In 1976, after a brief four-year respite, execution was reinstated in the
US. Since then, it's become a world leader, behind only China, Iran and
Vietnam. At the heart of Joan's argument is that it's the poor, black and
uneducated who fill the ranks of death row - and not the heinous felons we
might assume. She points to Freddie Pitts and Wilbert Lee, who in 1963,
were framed for 2 gas station murders. "The 2 men were questioned - at one
point for more than 17 hours," she writes. "They were beaten and told to
confess or face a lynch mob. Freddie and Wilbert confessed."

The picture Joan paints is of a system where corruption is endemic, where
killers of whites are 6 times more likely to be put to death than those of
blacks, where your chance of living still depends on your lawyer. Yet
there are some for whom she has no pity. "There are people who should not
be released," she says. "I don't think they should be executed but I don't
think they should be released. I'm realistic. I'm not going to stand on my
soap box and say everyone has a redeeming quality. That's not true. There
are groups of people who are truly evil."

One such person, who she never met, is repeat murderer Kenneth McDuff. "I
first regretted not meeting him or talking to him but then I read about
him and I was very glad I didn't," Joan reflects.
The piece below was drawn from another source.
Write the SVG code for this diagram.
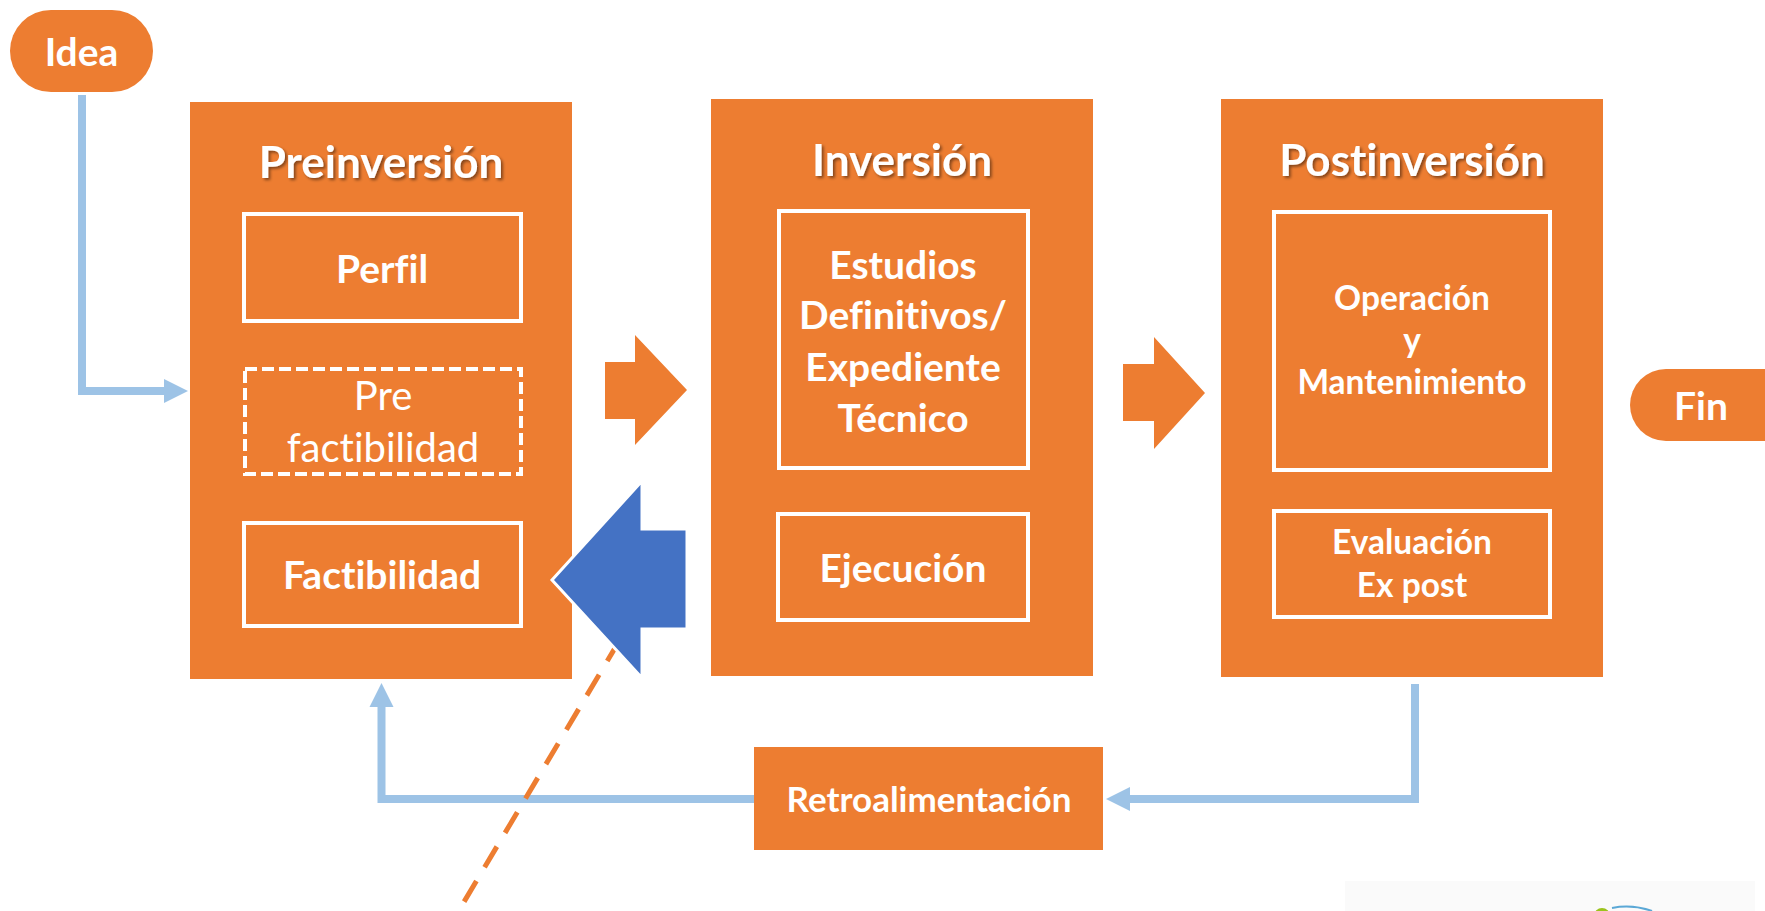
<svg xmlns="http://www.w3.org/2000/svg" width="1765" height="911" viewBox="0 0 1765 911">
<style>
.orange{fill:#ED7D31;}
.inner{fill:none;stroke:#FFFFFF;stroke-width:4;}
.dashedbox{fill:none;stroke:#FFFFFF;stroke-width:4;stroke-dasharray:12 5;}
.conn{fill:none;stroke:#9DC3E6;stroke-width:8;stroke-linejoin:miter;}
.t{font-family:Lato,"Liberation Sans",sans-serif;fill:#FFFFFF;text-anchor:middle;font-variant-ligatures:none;font-feature-settings:"liga" 0,"clig" 0;}
.title{font-size:44px;font-weight:bold;}
.lbl{font-size:39px;font-weight:bold;}
.lblreg{font-size:40px;font-weight:normal;}
.small{font-size:33.5px;font-weight:bold;}
.retro{font-size:35px;font-weight:bold;}
.pill{font-size:39px;font-weight:bold;}
</style>
<defs>
<marker id="ah" markerUnits="userSpaceOnUse" markerWidth="24" markerHeight="24" refX="0" refY="12" orient="auto" overflow="visible">
<path d="M0,0 L24,12 L0,24 Z" fill="#9DC3E6"/>
</marker>
<filter id="sh" x="-10%" y="-20%" width="120%" height="150%">
<feDropShadow dx="2" dy="2" stdDeviation="1.5" flood-color="#000000" flood-opacity="0.45"/>
</filter>
</defs>
<rect x="0" y="0" width="1765" height="911" fill="#FFFFFF"/>
<g id="logo">
<rect x="1345" y="881" width="410" height="30" fill="#FAFAFA"/>
<circle cx="1602" cy="916" r="8" fill="#9BC31C"/>
<path d="M1612,908 Q1632,904 1652,911" fill="none" stroke="#5BA8D6" stroke-width="2"/>
</g>
<g id="connectors">
<path class="conn" d="M82,95 V391 H164" marker-end="url(#ah)"/>
<path class="conn" d="M1415,684 V799 H1130" marker-end="url(#ah)"/>
<path class="conn" d="M754,799 H381.5 V707" marker-end="url(#ah)"/>
<path d="M640,606 L455,917" fill="none" stroke="#ED7D31" stroke-width="5" stroke-dasharray="24 16"/>
</g>
<g id="idea">
<rect class="orange" x="10" y="10" width="143" height="82" rx="41" ry="41"/>
<text class="t pill" x="81.5" y="66">Idea</text>
</g>
<g id="preinversion">
<rect class="orange" x="190" y="102" width="382" height="577"/>
<text class="t title" x="381" y="178" filter="url(#sh)">Preinversión</text>
</g>
<g id="perfil">
<rect class="inner" x="244" y="214" width="277" height="107"/>
<text class="t lbl" x="382" y="283">Perfil</text>
</g>
<g id="prefactibilidad">
<rect class="dashedbox" x="245" y="369" width="276" height="105"/>
<text class="t lblreg" x="383" y="410">Pre</text>
<text class="t lblreg" x="383" y="462">factibilidad</text>
</g>
<g id="factibilidad">
<rect class="inner" x="244" y="523" width="277" height="103"/>
<text class="t lbl" x="382" y="589">Factibilidad</text>
</g>
<g id="arrow1">
<polygon class="orange" points="605,362 635,362 635,335 687,390 635,445 635,419 605,419"/>
</g>
<g id="inversion">
<rect class="orange" x="711" y="99" width="382" height="577"/>
<text class="t title" x="902" y="176" filter="url(#sh)">Inversión</text>
</g>
<g id="estudios">
<rect class="inner" x="779" y="211" width="249" height="257"/>
<text class="t lbl" x="903" y="279">Estudios</text>
<text class="t lbl" x="903" y="329">Definitivos/</text>
<text class="t lbl" x="903" y="381">Expediente</text>
<text class="t lbl" x="903" y="432">Técnico</text>
</g>
<g id="ejecucion">
<rect class="inner" x="778" y="514" width="250" height="106"/>
<text class="t lbl" x="903" y="582">Ejecución</text>
</g>
<g id="arrow2">
<polygon class="orange" points="1123,364 1154,364 1154,337 1205,393 1154,449 1154,421 1123,421"/>
</g>
<g id="postinversion">
<rect class="orange" x="1221" y="99" width="382" height="578"/>
<text class="t title" x="1412" y="176" filter="url(#sh)">Postinversión</text>
</g>
<g id="operacion">
<rect class="inner" x="1274" y="212" width="276" height="258"/>
<text class="t small" x="1412" y="310">Operación</text>
<text class="t small" x="1412" y="352">y</text>
<text class="t small" x="1412" y="394">Mantenimiento</text>
</g>
<g id="evaluacion">
<rect class="inner" x="1274" y="511" width="276" height="106"/>
<text class="t small" x="1412" y="554">Evaluación</text>
<text class="t small" x="1412" y="597">Ex post</text>
</g>
<g id="fin">
<rect class="orange" x="1630" y="369" width="170" height="72" rx="36" ry="36"/>
<text class="t pill" x="1701" y="420">Fin</text>
</g>
<g id="retroalimentacion">
<rect class="orange" x="754" y="747" width="349" height="103"/>
<text class="t retro" x="929" y="812">Retroalimentación</text>
</g>
<g id="blue-arrow">
<polygon points="687,529 642,529 642,481 552,580 642,678 642,629 687,629" fill="#4472C4" stroke="#FFFFFF" stroke-width="3" stroke-linejoin="miter"/>
</g>
</svg>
The final part of her journey, which she admits to putting off, was
meeting Daniel Liepold's parents, whose son her client had killed. "Going
to meet the family was the scariest interview that I did," she says. "I
knew that I had to do it but I just hoped that when I wrote a letter to
Daniel's mother and asked to meet she would say 'I don't want to have
anything to do with you'. Mrs Liepold is one tough cookie and she said 'I
absolutely want to meet you'."

At first hostile, when they heard of Walter's remorse - which no one had
thought to mention - the Liepolds welcomed Joan with open arms. The news
gave them something his death had not: the chance to heal. While she's
careful not to generalise, Joan believes that killing does not bring
comfort. "The one thing I've learned from talking to victims' families is
that I could never step into their shoes," she says. "But I don't think
execution brings any closure or any good feeling to anybody - I just don't
think it does. Victims' families have been interviewed after witnessing an
execution and they've said they didn't feel better. They still had that
loss. Those families are going to carry that for the rest of their lives."